A federal court in the Southern District of New York has approved a CFTC order permanently banning the operator of the KuCoin exchange. Peken Global Limited, from serving American users. The ruling transforms the exchange's temporary withdrawal from the U.S. market into an indefinite ban, concluding a series of regulatory actions that cost KuCoin approximately $303 million in total.
Details of the Court Order
The CFTC order, approved on March 31, 2026, requires Peken Global Limited to completely block U.S. residents from accessing the KuCoin platform. The only path back is obtaining registration as a foreign board of trade (FBOT) through the CFTC, which requires full compliance with U.S. futures and derivatives legislation.
In addition to the ban, the exchange will pay a civil penalty of $500,000. While this amount appears symbolic compared to total losses, it legally establishes the permanent nature of the ban. Previously, KuCoin's departure from the U.S. market was planned as temporary - a minimum of two years under the January 2025 agreement with the Department of Justice.
DOJ Criminal Case: $297 Million
The current CFTC order is the final stage of a regulatory pursuit that began in 2024. In January 2025, KuCoin pleaded guilty to operating an unlicensed money transmitting business and agreed to pay nearly $297 million. $184.5 million in forfeiture and $112.9 million in criminal fines.
The central charge involved violations in KYC (Know Your Customer) compliance and anti-money laundering practices. KuCoin introduced mandatory verification only in August 2023, and the requirements were not applied to existing accounts. This gap allowed American traders to freely trade Bitcoin, Ethereum, and other assets without proper identification.

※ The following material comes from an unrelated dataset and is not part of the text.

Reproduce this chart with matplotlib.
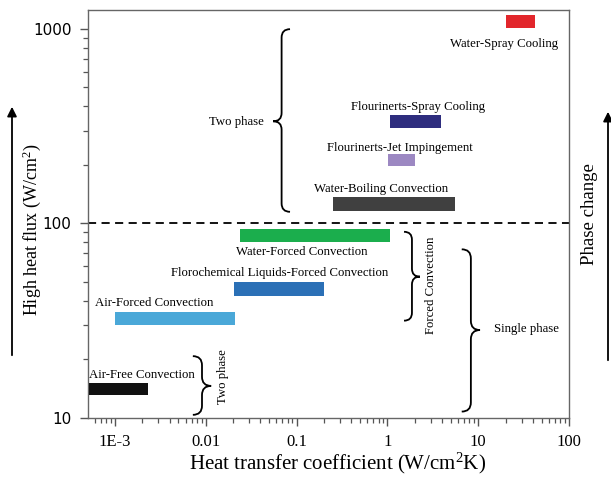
import numpy as np
import matplotlib
matplotlib.use("Agg")
import matplotlib.pyplot as plt
from matplotlib.path import Path
from matplotlib.patches import PathPatch
from matplotlib.ticker import FixedLocator, LogLocator, NullFormatter

# heat transfer coefficient ranges (W/cm2K) and heat flux ranges (W/cm2)
methods = ["Air-Free Convection", "Air-Forced Convection",
           "Florochemical Liquids-Forced Convection", "Water-Forced Convection",
           "Water-Boiling Convection", "Flourinerts-Jet Impingement",
           "Flourinerts-Spray Cooling", "Water-Spray Cooling"]
h_low = [5.2e-4, 1.0e-3, 0.0206, 0.0238, 0.254, 1.02, 1.08, 20.4]
h_high = [2.29e-3, 0.0211, 0.20, 1.07, 5.6, 2.03, 3.86, 42.0]
q_low = [13.1, 30.0, 42.4, 79.8, 115.8, 196, 308, 1016]
q_high = [15.1, 35.1, 50.0, 93.0, 136.8, 226, 359, 1180]
colors = ["#111111", "#4aa8d8", "#2b70b6", "#1bae4d",
          "#404040", "#9c88c2", "#2e2d7e", "#e2262b"]

# where the method names sit (data coords)
label_x = [1.98e-3, 2.69e-3, 0.0656, 0.115, 0.85, 1.38, 2.17, 19.2]
label_y = [16.6, 39.0, 55.6, 71.3, 150, 244, 395, 834]

xticks = [1e-3, 0.01, 0.1, 1, 10, 100]
xtick_labels = ["1E-3", "0.01", "0.1", "1", "10", "100"]
yticks = [10, 100, 1000]
ytick_labels = ["10", "100", "1000"]

SERIF = "Liberation Serif"
plt.rcParams["mathtext.fontset"] = "custom"
plt.rcParams["mathtext.rm"] = SERIF
plt.rcParams["mathtext.it"] = SERIF + ":italic"

fig = plt.figure(figsize=(6.11, 4.79), dpi=100)
W, H = 611, 479
ax = fig.add_axes([88 / W, (H - 417.7) / H, 481 / W, 407.7 / H])
ax.set_xscale("log")
ax.set_yscale("log")
ax.set_xlim(5.05e-4, 100)
ax.set_ylim(10, 1250)

ax.barh(q_low, np.array(h_high) - np.array(h_low), left=h_low,
        height=np.array(q_high) - np.array(q_low), align="edge",
        color=colors, edgecolor="none", zorder=3)

FS = 9.2
for name, x, y in zip(methods, label_x, label_y):
    ax.text(x, y, name, ha="center", va="center", fontsize=FS,
            family=SERIF, zorder=4)

ax.axhline(100, color="black", lw=1.3, ls=(0, (4.5, 3)), zorder=2)

# group labels
ax.text(0.0438, 333, "Two phase", ha="right", va="center", fontsize=FS, family=SERIF)
ax.text(0.0153, 16.3, "Two phase", ha="center", va="center", rotation=90,
        fontsize=FS, family=SERIF)
ax.text(3.0, 48, "Forced Convection", ha="center", va="center", rotation=90,
        fontsize=FS, family=SERIF)
ax.text(34.2, 28.5, "Single phase", ha="center", va="center", fontsize=FS, family=SERIF)


def brace(ax, x_end, x_tip, y_top, y_bot, y_tip):
    # curly brace in axes fraction, vertical
    bb = ax.get_position()
    axw = bb.width * W
    axh = bb.height * H
    xm = (x_end + x_tip) / 2
    hy = abs(x_tip - x_end) / 2 * axw / axh
    verts = [(x_end, y_top), (xm, y_top), (xm, y_top - hy),
             (xm, y_tip + hy), (xm, y_tip), (x_tip, y_tip),
             (xm, y_tip), (xm, y_tip - hy),
             (xm, y_bot + hy), (xm, y_bot), (x_end, y_bot)]
    codes = [Path.MOVETO, Path.CURVE3, Path.CURVE3,
             Path.LINETO, Path.CURVE3, Path.CURVE3,
             Path.CURVE3, Path.CURVE3,
             Path.LINETO, Path.CURVE3, Path.CURVE3]
    ax.add_patch(PathPatch(Path(verts, codes), transform=ax.transAxes,
                           fill=False, lw=1.3, color="black", clip_on=False))


brace(ax, 0.420, 0.385, 0.953, 0.505, 0.727)
brace(ax, 0.218, 0.256, 0.151, 0.007, 0.078)
brace(ax, 0.657, 0.690, 0.456, 0.238, 0.346)
brace(ax, 0.777, 0.815, 0.413, 0.015, 0.215)

# axes styling
for s in ax.spines.values():
    s.set_color("#666666")
    s.set_linewidth(1.0)
ax.xaxis.set_major_locator(FixedLocator(xticks))
ax.set_xticklabels(xtick_labels, family=SERIF, fontsize=12)
ax.yaxis.set_major_locator(FixedLocator(yticks))
ax.set_yticklabels(ytick_labels, family="DejaVu Sans", fontsize=11)
ax.xaxis.set_minor_locator(LogLocator(base=10, subs=np.arange(2, 10)))
ax.yaxis.set_minor_locator(LogLocator(base=10, subs=np.arange(2, 10)))
ax.xaxis.set_minor_formatter(NullFormatter())
ax.yaxis.set_minor_formatter(NullFormatter())
ax.tick_params(which="major", direction="out", length=6, width=1.0,
               color="#555555", pad=6)
ax.tick_params(which="minor", direction="out", length=3.5, width=0.9,
               color="#555555")

fig.text(338 / W, 1 - 463 / H, "Heat transfer coefficient (W/cm$^2$K)",
         ha="center", va="center", fontsize=15, family=SERIF)
fig.text(32 / W, 1 - 230 / H, "High heat flux (W/cm$^2$)", rotation=90,
         ha="center", va="center", fontsize=13, family=SERIF)
fig.text(590 / W, 1 - 214 / H, "Phase change", rotation=90,
         ha="center", va="center", fontsize=13.5, family=SERIF)

# side arrows
arrow = dict(arrowstyle="-|>", lw=1.3, color="black", mutation_scale=14)
ax.annotate("", xy=(12 / W, 1 - 104 / H), xytext=(12 / W, 1 - 358 / H),
            xycoords="figure fraction", arrowprops=arrow, annotation_clip=False)
ax.annotate("", xy=(608 / W, 1 - 109 / H), xytext=(608 / W, 1 - 363 / H),
            xycoords="figure fraction", arrowprops=arrow, annotation_clip=False)

fig.savefig("out.png", dpi=100)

1.5 Million American Users
According to the Department of Justice, KuCoin served approximately 1.5 million registered accounts from the United States and collected at least $184.5 million in fees from American clients. The exchange offered trading in futures, swaps, and leveraged products without CFTC registration, which became the basis for the civil lawsuit.
Following the DOJ agreement in January 2025, KuCoin began blocking access for American IP addresses and requiring verification from new users. However, the CFTC order establishes these restrictions legally on a permanent basis, making a return to the U.S. market without full registration as a foreign board of trade impossible.
Founders Under Ban
KuCoin founders Chun "Michael" Gan and Ke "Eric" Tang, both Chinese nationals, entered into two-year deferred prosecution agreements with the U.S. government. Each agreed to pay $2.7 million and received a ban on participating in KuCoin's management or operations for the duration of the agreement.
If conditions are met over the two-year period, criminal charges against the founders will be dropped. However, the financial consequences - a total of $5.4 million in personal fines, and the reputational damage remain significant for both.
Signal for the Industry
The KuCoin case has become one of the largest enforcement actions against a crypto exchange in U.S. history by total penalty amount. It trails only the Binance case ($4.3 billion in 2023) and the FTX case. For other offshore exchanges, this is a clear signal: serving American customers without registration will lead to serious consequences regardless of the company's jurisdiction of incorporation.
The CFTC and DOJ are demonstrating their readiness to pursue violators even beyond American jurisdiction. The era of offshore exchanges serving American traders without accountability is drawing to a close, and each successive enforcement action reinforces the principle, where there are American users, American law applies.